There is no specific rule providing that third-party funders can be made liable for the costs incurred by the other side.
What, in your opinion, is the main advantage and the main disadvantage of litigating international commercial disputes?
In addition to low costs of litigation, the main advantage of litigating international commercial disputes in France is that both the commercial court of Paris and the court of appeal of Paris have an international chamber specially designed to enhance the attractiveness of the Paris court in connection with disputes arising from international economic and financial relations.
These international chambers are composed of English-speaking judges.

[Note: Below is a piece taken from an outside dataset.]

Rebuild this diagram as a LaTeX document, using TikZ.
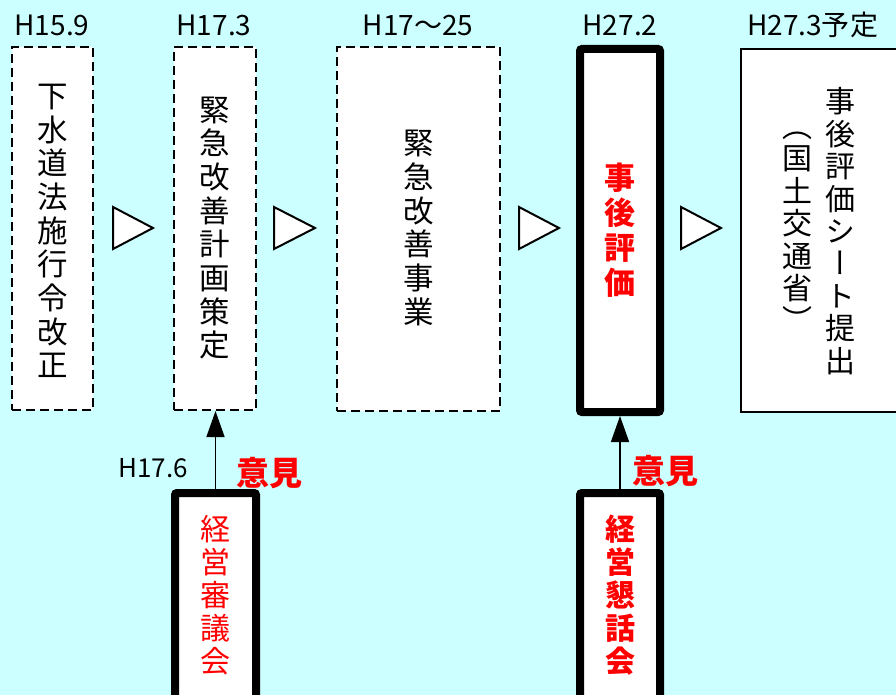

Their jurisdiction includes commercial contracts and the breach of commercial relations, transactions on financial instruments, transportation, unfair competition and claims for compensation following anti-competitive practice.
Proceedings before the international chamber of the commercial court or the court of appeal follow a procedure inspired by certain common law mechanisms, which provide for an extensive use of the English language, including for oral arguments and witness testimony.
The main disadvantage is that France does not have the most developed rules of evidence. It does not know the rules of disclosure or discovery.
What, in your opinion, is the most likely growth area for disputes for the next five years?
As a result of the covid-19 pandemic, one could expect an increase of disputes related to contracts whose performance was affected by the crisis (force majeure, material adverse change etc.) and restructuring litigation.
What, in your opinion, will be the impact of technology on commercial litigation in the next five years?
The development of artificial intelligence and tools of predictive justice is likely to enhance the analysis of case-law and improve the anticipation of court decisions. This evolution will probably increase the influence of case-law and will allow litigators to refine their court strategies.
How have the courts in your jurisdiction dealt with the COVID-19 pandemic and have you seen particular types of disputes arise as a result of the pandemic?
Overall, jurisdictions have limited their activities to the most urgent cases, amongst which insolvency proceedings and criminal cases. To protect litigants’ rights, the Government issued ordinances extending almost all applicable time limits provided by law that would normally have expired between March 12, and June 23, 2020.
There has been an increase in disputes regarding the performance of purchase/partnership agreements entered into before the pandemic and based on business plans that are no longer realistic.